De cine

Ojos que no ven

Estrellas de rock en un motel de Las Vegas

Estrellas de rock en un motel de Las Vegas

Escribo este artículo con un ojo y medio. La semana pasada me sometí a una intervención quirúrgica de uno de ellos y sigo viendo borroso y algo curvo, más o menos como el bueno de Cary Grant conduciendo por aquella carretera de acantilados después de haberse bebido una botella de bourbon en Con la muerte en los talones. Nada que no sea normal según mi médico. Me promete que en unos meses todo estará resuelto y que pronto podré volver a mandar señales cinematográficas en plena forma.

Es curioso que cuando uno tiene una dolencia su vida entera pasa por ese miembro maltrecho. Hasta que me comunicaron que debía operarme, cada vez que pensaba en ojos y cine me venían a la cabeza una extensa muestra de colores y formas: los azules californianos de Paul Newman, los de Elizabeth Taylor como un ramillete de violetas, los verdes sobre fuego y humo de Lauren Bacall, los de Ava Gardner que eran los más embaucadores y nocturnos, o los de Bette Davis imitación de uno de esos crustáceos del mar de Hollywood. Todos ellos apasionantes. Seguramente, los mejores que ha dado la historia de este arte en casi 150 años de recorrido.

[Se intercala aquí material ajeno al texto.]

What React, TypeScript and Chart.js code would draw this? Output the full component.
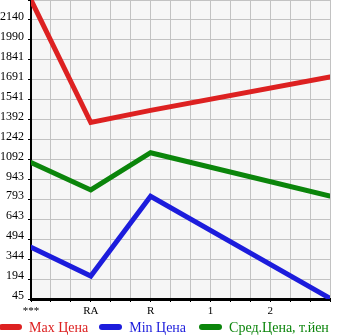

Pero ahora mi punto de vista se ha nublado y son otras miradas las que me están rondando. Durante la operación todo estaba oscuro. Solo podía escuchar la voz del doctor Miranti pidiendo insistentemente más milímetros de mercurio. Me dio por pensar entonces en El perro andaluz y en Luis Buñuel atravesando el ojo de aquella señorita como si fuese un barbero. Es, sin duda, lo mejor del mediometraje, aunque se requiere de cierto valor para mantenerse atento a la pantalla. Otro nombre que me hizo compañía fue el de Alfred Hitchcock en Psicosis. La célebre secuencia de la ducha es una obra maestra del montaje y se siente de cerca el terror como en pocas películas. Recordaba el agua ensangrentada bajando por la bañera, colándose por el desagüe y el salto al ojo ya sin vida de Janeth Leigh.

No todas mis evocaciones de aquella tarde fueron tan desapacibles. Encontré el sosiego en Charles Chaplin y Luces de la ciudad. Me recreé en sus compases finales, en el momento en el que la florista recupera la visión y observa a un vagabundo parado frente a su escaparate. Le resulta sumamente simpático y acude a darle una flor. Solo cuando toca sus manos comprende que se trata de aquella persona misteriosa que la estuvo ayudando cuando era ciega. El rostro de la chica se rompe entonces y queda un plano de Charlot con la flor en la boca que nos deja mudos. Creo que no se ha vuelto a filmar nada igual. Es sencillo a la vez que sentimental. Uno de los muchos hallazgos de este genio de la época silente.

Fuera de quirófano y con el ojo aun cubierto, otros conocidos comenzaron a visitarme. Hay en Hollywood un selecto club de tuertos al que pertenecen nombres tan sagrados como John Ford, Raoul Walsh, Nicholas Ray, Fritz Lang o Sam Fuller. De todas las historias que guardan esos parches la más loca de todas la he leído en un libro de entrevistas que firma Peter Bogdanovich. En el capítulo dedicado a Raoul Walsh, el mismo cineasta relata cómo mientras conducía una noche por un desierto, una liebre golpeó en el parabrisas de su coche y casi le arranca el ojo de cuajo. Aquello fue a peor y terminó con en su célebre gesto desafiante. Este carácter aventurero suyo se puede ver en cada una de sus películas. Hay una especie de pasión por todo aquello que huela a peligro que es exclusivamente suyo.

Ya con esa amenaza en forma de remiendo lejos de mi rostro, me recupero lentamente en casa. No hay mucho que pueda hacer salvo esperar. Intentaré ahogar estos días grises con alguno de estos ojos de cine que no ven, pero que se sienten muy profundamente.